Definition
A Reserve Price is the confidential minimum price that a seller is willing to accept for a property at auction. It is agreed between the seller and the real estate agent before the auction begins and represents the lowest acceptable sale price for the property.
The reserve price is not disclosed to buyers during the auction. If bidding does not reach the reserve price, the property will not be sold and may be passed in. Once bidding meets or exceeds the reserve price, the property is typically declared “on the market”, meaning it will be sold to the highest bidder.
Where Reserve Prices Apply
Reserve prices are used specifically in auction-based property sales and form a key part of the auction process in New South Wales.
Common situations where reserve prices apply include:
Residential Property Auctions
Most homes sold by auction have a reserve price set by the seller before bidding begins.
Investment Property Auctions
Property investors selling rental or development properties may also set reserve prices to ensure the property is not sold below an acceptable value.
Mortgagee or Forced Sales
Even when lenders sell repossessed properties at auction, a reserve price may be set to protect the minimum acceptable return.
Commercial Property Auctions
Reserve prices are also used in auctions involving commercial real estate or development sites.
How the Reserve Price Is Determined
Before the auction, the seller usually works with the real estate agent to determine a suitable reserve price based on market evidence.
Factors often considered include:
Comparable Property Sales
Recent sales of similar properties in the same suburb or neighbourhood.
Current Market Conditions
Supply and demand, buyer interest, and local market trends.
Property Features and Condition
The size, layout, location, and quality of the property.
Buyer Interest During the Campaign
Feedback from inspections and enquiries during the marketing campaign may influence the final reserve price.
In some cases, the seller may adjust the reserve price shortly before the auction begins after discussing buyer interest with the agent.
What Happens When the Reserve Price Is Reached
During the auction, the auctioneer monitors bidding and may consult with the seller as the bidding approaches the reserve price.
Once bidding reaches or exceeds the reserve:
The Property Is Declared “On the Market”
The auctioneer may announce that the property is on the market, indicating that the property will now be sold.

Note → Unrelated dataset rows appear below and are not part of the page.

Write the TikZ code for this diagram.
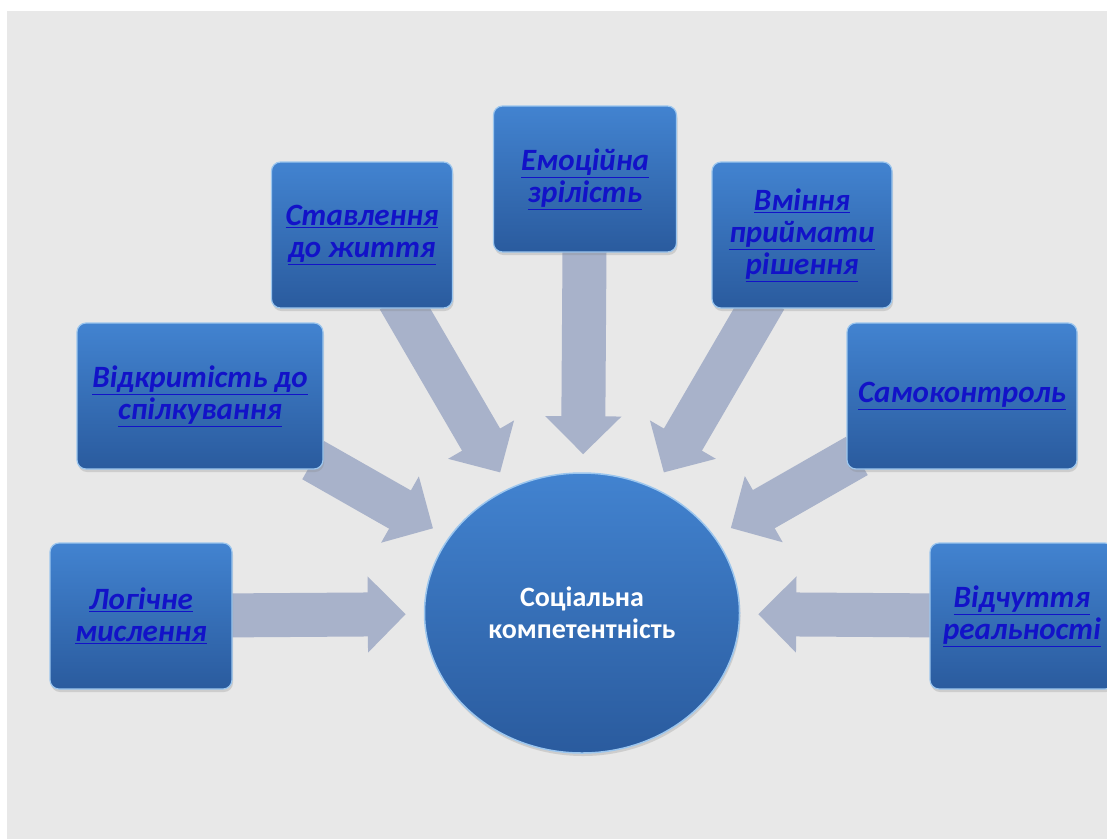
\documentclass[tikz,border=0pt]{standalone}
\usepackage{fontspec}
\setmainfont{Carlito}
\usetikzlibrary{shapes.geometric,arrows.meta,backgrounds,shadows}
\definecolor{paper}{HTML}{E8E8E8}
\definecolor{boxtop}{HTML}{4283D0}
\definecolor{boxbot}{HTML}{2A5B9E}
\definecolor{boxrim}{HTML}{9CC6EE}
\definecolor{linkblue}{HTML}{1212C8}
\definecolor{arrowgray}{HTML}{A8B2CA}

\begin{document}
\begin{tikzpicture}[x=1pt,y=-1pt,
  topic/.style={shape=rectangle,rounded corners=9pt,top color=boxtop,bottom color=boxbot,draw=boxrim,line width=1.2pt,minimum height=146pt,inner sep=0pt,align=center,text=linkblue,font=\fontsize{31}{32}\selectfont\bfseries\itshape,drop shadow={opacity=0.25,shadow xshift=1pt,shadow yshift=-3pt}},
  hub/.style={shape=ellipse,minimum width=315pt,minimum height=280pt,inner sep=0pt,top color=boxtop,bottom color=boxbot,draw=boxrim,line width=1.5pt,align=center,text=white,font=\fontsize{28}{32}\selectfont\bfseries,drop shadow={opacity=0.25,shadow xshift=1pt,shadow yshift=-3pt}},
  feeds/.style={draw=arrowgray,line width=44pt,-{Triangle[width=74pt,length=38pt]},shorten <=-12pt,shorten >=18pt}]
\useasboundingbox (0,0) rectangle (1107,839);
\clip (0,0) rectangle (1107,839);
\node[hub] (H) at (582,613) {Соціальна\\компетентність};
\node[topic,minimum width=182pt] (L) at (141,616) {\underline{Логічне}\\\underline{мислення}};
\node[topic,minimum width=246pt] (V) at (200,396) {\underline{Відкритість до}\\\underline{спілкування}};
\node[topic,minimum width=181pt] (S) at (362,235) {\underline{Ставлення}\\\underline{до життя}};
\node[topic,minimum width=183pt] (E) at (585,179) {\underline{Емоційна}\\\underline{зрілість}};
\node[topic,minimum width=180pt] (R) at (802,235) {\underline{Вміння}\\\underline{приймати}\\\underline{рішення}};
\node[topic,minimum width=230pt] (K) at (962,396) {\underline{Самоконтроль}};
\node[topic,minimum width=184pt] (O) at (1022,616) {\underline{Відчуття}\\\underline{реальності}};
\begin{scope}[on background layer]
\fill[white] (0,0) rectangle (1107,839);
\fill[paper] (7,11) rectangle (1107,839);
\draw[feeds] (L) -- (H);
\draw[feeds] (V) -- (H);
\draw[feeds] (S) -- (H);
\draw[feeds] (E) -- (H);
\draw[feeds] (R) -- (H);
\draw[feeds] (K) -- (H);
\draw[feeds] (O) -- (H);
\end{scope}
\end{tikzpicture}
\end{document}
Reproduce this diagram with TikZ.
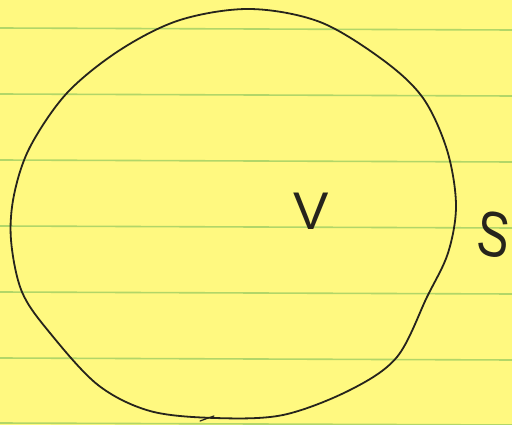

The Seller Can No Longer Withdraw the Property
Once the reserve is met and the property is on the market, the property must be sold to the highest bidder.
Bidding Continues Until the Final Bid
Buyers may continue competing with higher bids until the auctioneer declares the property sold.
Contracts Are Signed Immediately
The successful bidder signs the Contract for Sale and typically pays a 10% deposit on the day of the auction.
Because auction sales in NSW do not include a cooling-off period, the transaction becomes legally binding immediately once the auction concludes.